◆ **EXERCISE OBJECTIVE**
Make an exact transcription of the material, leaving out all images.

───── DATASET EXTRACT

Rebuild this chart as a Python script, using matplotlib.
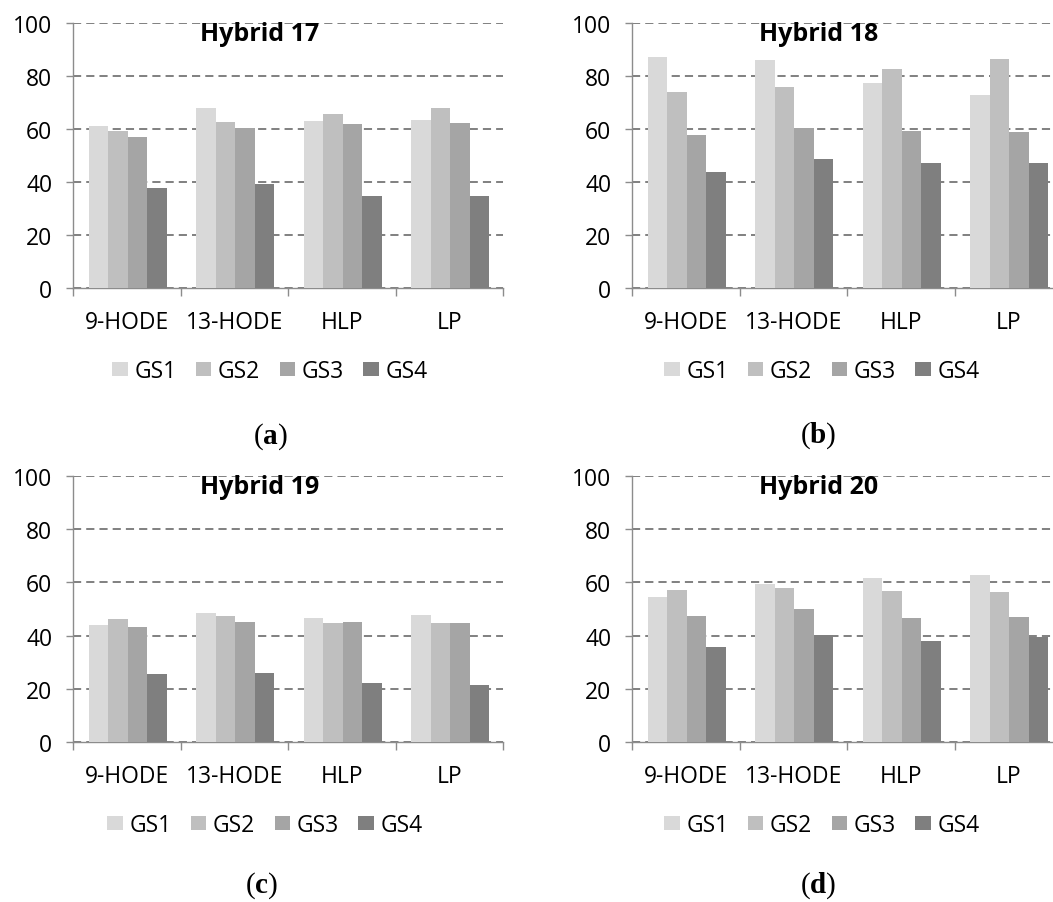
import matplotlib
matplotlib.use("Agg")
import matplotlib.pyplot as plt
from matplotlib.patches import Patch
import numpy as np

categories = ["9-HODE", "13-HODE", "HLP", "LP"]
series = ["GS1", "GS2", "GS3", "GS4"]
colors = ["#d9d9d9", "#bfbfbf", "#a5a5a5", "#7f7f7f"]

h17_gs1 = [61.1, 67.8, 63.1, 63.4]
h17_gs2 = [59.3, 62.7, 65.5, 67.8]
h17_gs3 = [57.0, 60.3, 61.8, 62.1]
h17_gs4 = [37.6, 39.2, 34.8, 34.8]

h18_gs1 = [87.2, 85.9, 77.4, 72.9]
h18_gs2 = [73.9, 75.8, 82.5, 86.3]
h18_gs3 = [57.7, 60.2, 59.3, 58.7]
h18_gs4 = [43.7, 48.7, 47.1, 47.1]

h19_gs1 = [44.1, 48.6, 46.5, 47.9]
h19_gs2 = [46.1, 47.5, 44.9, 44.9]
h19_gs3 = [43.1, 45.1, 45.2, 44.9]
h19_gs4 = [25.7, 26.1, 22.3, 21.6]

h20_gs1 = [54.6, 59.5, 61.8, 62.8]
h20_gs2 = [57.0, 57.8, 56.8, 56.4]
h20_gs3 = [47.5, 50.0, 46.5, 46.9]
h20_gs4 = [35.6, 40.2, 38.1, 39.3]

titles = ["Hybrid 17", "Hybrid 18", "Hybrid 19", "Hybrid 20"]
panel_labels = ["a", "b", "c", "d"]
yticks = [0, 20, 40, 60, 80, 100]

panels = [
    [h17_gs1, h17_gs2, h17_gs3, h17_gs4],
    [h18_gs1, h18_gs2, h18_gs3, h18_gs4],
    [h19_gs1, h19_gs2, h19_gs3, h19_gs4],
    [h20_gs1, h20_gs2, h20_gs3, h20_gs4],
]

plt.rcParams["font.family"] = ["Open Sans", "DejaVu Sans"]
plt.rcParams["mathtext.fontset"] = "custom"
plt.rcParams["mathtext.rm"] = "Liberation Serif"
plt.rcParams["mathtext.bf"] = "Liberation Serif:bold"

W, H = 1053, 903
fig = plt.figure(figsize=(W / 100, H / 100), dpi=100)

gray = "#808080"
axis_gray = "#8c8c8c"
pos = [(73, 289, 24), (632, 289, 24), (73, 743, 477), (632, 743, 477)]
axw = 430
legend_cx = [270, 822, 265, 822]
label_pos = [(270, 437), (818, 436), (262, 886), (818, 886)]
fs = 16.5

for k, (lp, bp, tp) in enumerate(pos):
    ax = fig.add_axes([lp / W, 1 - bp / H, axw / W, (bp - tp) / H])
    x = np.arange(len(categories))
    bw = 0.181
    for i, vals in enumerate(panels[k]):
        ax.bar(x + (i - 1.5) * bw + 0.01, vals, width=bw, color=colors[i],
               zorder=3, linewidth=0)
    ax.set_xlim(-0.5, 3.5)
    ax.set_ylim(0, 100)
    ax.set_yticks(yticks)
    ax.yaxis.grid(True, color=gray, linestyle=(0, (4.2, 2.6)), linewidth=1.4, zorder=0)
    ax.set_axisbelow(True)
    for s in ["top", "right"]:
        ax.spines[s].set_visible(False)
    for s in ["left", "bottom"]:
        ax.spines[s].set_color(axis_gray)
        ax.spines[s].set_linewidth(1.0)
    ax.tick_params(axis="y", length=5, color=axis_gray, width=1.0, pad=10,
                   labelsize=fs, labelcolor="black")
    ax.set_xticks(np.arange(-0.5, 4.0, 1.0))
    ax.set_xticklabels([])
    ax.tick_params(axis="x", which="major", length=6, color=axis_gray, width=1.0)
    ax.set_xticks(x, minor=True)
    ax.set_xticklabels(categories, minor=True)
    ax.tick_params(axis="x", which="minor", length=0, pad=16, labelsize=fs,
                   labelcolor="black")
    ax.text(0.434, 0.962, titles[k], transform=ax.transAxes, ha="center",
            va="center", fontsize=18, fontweight="bold")

    handles = [Patch(facecolor=c, edgecolor="none") for c in colors]
    fig.legend(handles, series, loc="center",
               bbox_to_anchor=(legend_cx[k] / W, 1 - (bp + 83) / H),
               ncol=4, frameon=False, fontsize=fs, handlelength=0.66,
               handleheight=0.62, handletextpad=0.3, columnspacing=0.85,
               borderpad=0, borderaxespad=0)

    lx, ly = label_pos[k]
    fig.text(lx / W, 1 - ly / H, "(" + r"$\mathbf{" + panel_labels[k] + r"}$" + ")",
             ha="center", va="center", fontsize=21, family="Liberation Serif")

fig.savefig("out.png", dpi=100)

──────────

◆ **OUTPUT BELOW**
Rebuild this chart as a Python script, using matplotlib.
import matplotlib
matplotlib.use("Agg")
import matplotlib.pyplot as plt
from matplotlib.patches import Patch
import numpy as np

categories = ["9-HODE", "13-HODE", "HLP", "LP"]
series = ["GS1", "GS2", "GS3", "GS4"]
colors = ["#d9d9d9", "#bfbfbf", "#a5a5a5", "#7f7f7f"]

h17_gs1 = [61.1, 67.8, 63.1, 63.4]
h17_gs2 = [59.3, 62.7, 65.5, 67.8]
h17_gs3 = [57.0, 60.3, 61.8, 62.1]
h17_gs4 = [37.6, 39.2, 34.8, 34.8]

h18_gs1 = [87.2, 85.9, 77.4, 72.9]
h18_gs2 = [73.9, 75.8, 82.5, 86.3]
h18_gs3 = [57.7, 60.2, 59.3, 58.7]
h18_gs4 = [43.7, 48.7, 47.1, 47.1]

h19_gs1 = [44.1, 48.6, 46.5, 47.9]
h19_gs2 = [46.1, 47.5, 44.9, 44.9]
h19_gs3 = [43.1, 45.1, 45.2, 44.9]
h19_gs4 = [25.7, 26.1, 22.3, 21.6]

h20_gs1 = [54.6, 59.5, 61.8, 62.8]
h20_gs2 = [57.0, 57.8, 56.8, 56.4]
h20_gs3 = [47.5, 50.0, 46.5, 46.9]
h20_gs4 = [35.6, 40.2, 38.1, 39.3]

titles = ["Hybrid 17", "Hybrid 18", "Hybrid 19", "Hybrid 20"]
panel_labels = ["a", "b", "c", "d"]
yticks = [0, 20, 40, 60, 80, 100]

panels = [
    [h17_gs1, h17_gs2, h17_gs3, h17_gs4],
    [h18_gs1, h18_gs2, h18_gs3, h18_gs4],
    [h19_gs1, h19_gs2, h19_gs3, h19_gs4],
    [h20_gs1, h20_gs2, h20_gs3, h20_gs4],
]

plt.rcParams["font.family"] = ["Open Sans", "DejaVu Sans"]
plt.rcParams["mathtext.fontset"] = "custom"
plt.rcParams["mathtext.rm"] = "Liberation Serif"
plt.rcParams["mathtext.bf"] = "Liberation Serif:bold"

W, H = 1053, 903
fig = plt.figure(figsize=(W / 100, H / 100), dpi=100)

gray = "#808080"
axis_gray = "#8c8c8c"
pos = [(73, 289, 24), (632, 289, 24), (73, 743, 477), (632, 743, 477)]
axw = 430
legend_cx = [270, 822, 265, 822]
label_pos = [(270, 437), (818, 436), (262, 886), (818, 886)]
fs = 16.5

for k, (lp, bp, tp) in enumerate(pos):
    ax = fig.add_axes([lp / W, 1 - bp / H, axw / W, (bp - tp) / H])
    x = np.arange(len(categories))
    bw = 0.181
    for i, vals in enumerate(panels[k]):
        ax.bar(x + (i - 1.5) * bw + 0.01, vals, width=bw, color=colors[i],
               zorder=3, linewidth=0)
    ax.set_xlim(-0.5, 3.5)
    ax.set_ylim(0, 100)
    ax.set_yticks(yticks)
    ax.yaxis.grid(True, color=gray, linestyle=(0, (4.2, 2.6)), linewidth=1.4, zorder=0)
    ax.set_axisbelow(True)
    for s in ["top", "right"]:
        ax.spines[s].set_visible(False)
    for s in ["left", "bottom"]:
        ax.spines[s].set_color(axis_gray)
        ax.spines[s].set_linewidth(1.0)
    ax.tick_params(axis="y", length=5, color=axis_gray, width=1.0, pad=10,
                   labelsize=fs, labelcolor="black")
    ax.set_xticks(np.arange(-0.5, 4.0, 1.0))
    ax.set_xticklabels([])
    ax.tick_params(axis="x", which="major", length=6, color=axis_gray, width=1.0)
    ax.set_xticks(x, minor=True)
    ax.set_xticklabels(categories, minor=True)
    ax.tick_params(axis="x", which="minor", length=0, pad=16, labelsize=fs,
                   labelcolor="black")
    ax.text(0.434, 0.962, titles[k], transform=ax.transAxes, ha="center",
            va="center", fontsize=18, fontweight="bold")

    handles = [Patch(facecolor=c, edgecolor="none") for c in colors]
    fig.legend(handles, series, loc="center",
               bbox_to_anchor=(legend_cx[k] / W, 1 - (bp + 83) / H),
               ncol=4, frameon=False, fontsize=fs, handlelength=0.66,
               handleheight=0.62, handletextpad=0.3, columnspacing=0.85,
               borderpad=0, borderaxespad=0)

    lx, ly = label_pos[k]
    fig.text(lx / W, 1 - ly / H, "(" + r"$\mathbf{" + panel_labels[k] + r"}$" + ")",
             ha="center", va="center", fontsize=21, family="Liberation Serif")

fig.savefig("out.png", dpi=100)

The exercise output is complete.